▸ **TASK REQUIREMENTS**
Below is some material; set it all down exactly, apart from the pictures.
════
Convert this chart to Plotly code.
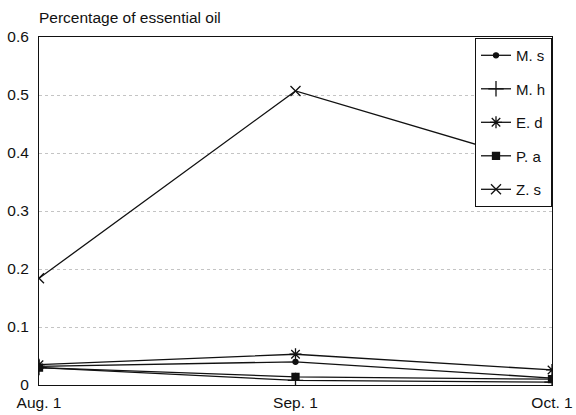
import plotly.graph_objects as go

dates = ["Aug. 1", "Sep. 1", "Oct. 1"]
ms = [0.032, 0.040, 0.012]
mh = [0.030, 0.008, 0.005]
ed = [0.035, 0.053, 0.026]
pa = [0.030, 0.014, 0.010]
zs = [0.184, 0.507, 0.376]
y_ticks = [0, 0.1, 0.2, 0.3, 0.4, 0.5, 0.6]

series = [
    ("M. s", ms, "circle", 5),
    ("M. h", mh, "cross-thin-open", 11),
    ("E. d", ed, "asterisk-open", 10),
    ("P. a", pa, "square", 7),
    ("Z. s", zs, "x-thin-open", 10),
]

fig = go.Figure()
for i, (name, vals, sym, sz) in enumerate(series):
    fig.add_trace(go.Scatter(
        x=[0, 1, 2], y=vals, name=name, mode="lines+markers",
        legendgroup=f"g{i}",
        line=dict(color="#111", width=1.3),
        marker=dict(symbol=sym, size=sz, color="#111",
                    line=dict(color="#111", width=1.3)),
    ))

font = dict(family="Liberation Sans, Arial, sans-serif", size=15.5, color="#111")

fig.update_layout(
    width=576, height=415,
    margin=dict(l=39, r=24, t=37, b=30, autoexpand=False),
    paper_bgcolor="white", plot_bgcolor="white",
    font=font,
    showlegend=True,
    title=dict(
        text="Percentage of essential oil", xref="paper", x=0.0, xanchor="left",
        yref="container", y=0.957, yanchor="middle", font=font, pad=dict(l=0),
    ),
    legend=dict(
        x=1, y=0.997, xanchor="right", yanchor="top",
        bordercolor="#111", borderwidth=1, bgcolor="white",
        font=dict(family="Liberation Sans, Arial, sans-serif", size=15, color="#111"),
        tracegroupgap=11, traceorder="grouped", itemwidth=30,
    ),
    xaxis=dict(
        range=[0, 2], tickmode="array", tickvals=[0, 1, 2], ticktext=dates,
        showgrid=False, zeroline=False, showline=True, linecolor="#111",
        linewidth=1, mirror=True, ticks="", tickfont=font, automargin=False,
        ticklabelstandoff=3,
    ),
    yaxis=dict(
        range=[0, 0.6], tickmode="array", tickvals=y_ticks,
        ticktext=["0" if v == 0 else f"{v:.1f}" for v in y_ticks],
        showgrid=True, gridcolor="#c4c4c4", griddash="dot", gridwidth=1,
        zeroline=False, showline=True, linecolor="#111", linewidth=1,
        mirror=True, ticks="", tickfont=font, ticklabelstandoff=6,
        automargin=False,
    ),
)

fig.write_html(
    "out.html",
    config={"displayModeBar": False},
    post_script="document.body.style.margin='0';",
)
════
▸ **WRITTEN REPLY**
Convert this chart to Plotly code.
import plotly.graph_objects as go

dates = ["Aug. 1", "Sep. 1", "Oct. 1"]
ms = [0.032, 0.040, 0.012]
mh = [0.030, 0.008, 0.005]
ed = [0.035, 0.053, 0.026]
pa = [0.030, 0.014, 0.010]
zs = [0.184, 0.507, 0.376]
y_ticks = [0, 0.1, 0.2, 0.3, 0.4, 0.5, 0.6]

series = [
    ("M. s", ms, "circle", 5),
    ("M. h", mh, "cross-thin-open", 11),
    ("E. d", ed, "asterisk-open", 10),
    ("P. a", pa, "square", 7),
    ("Z. s", zs, "x-thin-open", 10),
]

fig = go.Figure()
for i, (name, vals, sym, sz) in enumerate(series):
    fig.add_trace(go.Scatter(
        x=[0, 1, 2], y=vals, name=name, mode="lines+markers",
        legendgroup=f"g{i}",
        line=dict(color="#111", width=1.3),
        marker=dict(symbol=sym, size=sz, color="#111",
                    line=dict(color="#111", width=1.3)),
    ))

font = dict(family="Liberation Sans, Arial, sans-serif", size=15.5, color="#111")

fig.update_layout(
    width=576, height=415,
    margin=dict(l=39, r=24, t=37, b=30, autoexpand=False),
    paper_bgcolor="white", plot_bgcolor="white",
    font=font,
    showlegend=True,
    title=dict(
        text="Percentage of essential oil", xref="paper", x=0.0, xanchor="left",
        yref="container", y=0.957, yanchor="middle", font=font, pad=dict(l=0),
    ),
    legend=dict(
        x=1, y=0.997, xanchor="right", yanchor="top",
        bordercolor="#111", borderwidth=1, bgcolor="white",
        font=dict(family="Liberation Sans, Arial, sans-serif", size=15, color="#111"),
        tracegroupgap=11, traceorder="grouped", itemwidth=30,
    ),
    xaxis=dict(
        range=[0, 2], tickmode="array", tickvals=[0, 1, 2], ticktext=dates,
        showgrid=False, zeroline=False, showline=True, linecolor="#111",
        linewidth=1, mirror=True, ticks="", tickfont=font, automargin=False,
        ticklabelstandoff=3,
    ),
    yaxis=dict(
        range=[0, 0.6], tickmode="array", tickvals=y_ticks,
        ticktext=["0" if v == 0 else f"{v:.1f}" for v in y_ticks],
        showgrid=True, gridcolor="#c4c4c4", griddash="dot", gridwidth=1,
        zeroline=False, showline=True, linecolor="#111", linewidth=1,
        mirror=True, ticks="", tickfont=font, ticklabelstandoff=6,
        automargin=False,
    ),
)

fig.write_html(
    "out.html",
    config={"displayModeBar": False},
    post_script="document.body.style.margin='0';",
)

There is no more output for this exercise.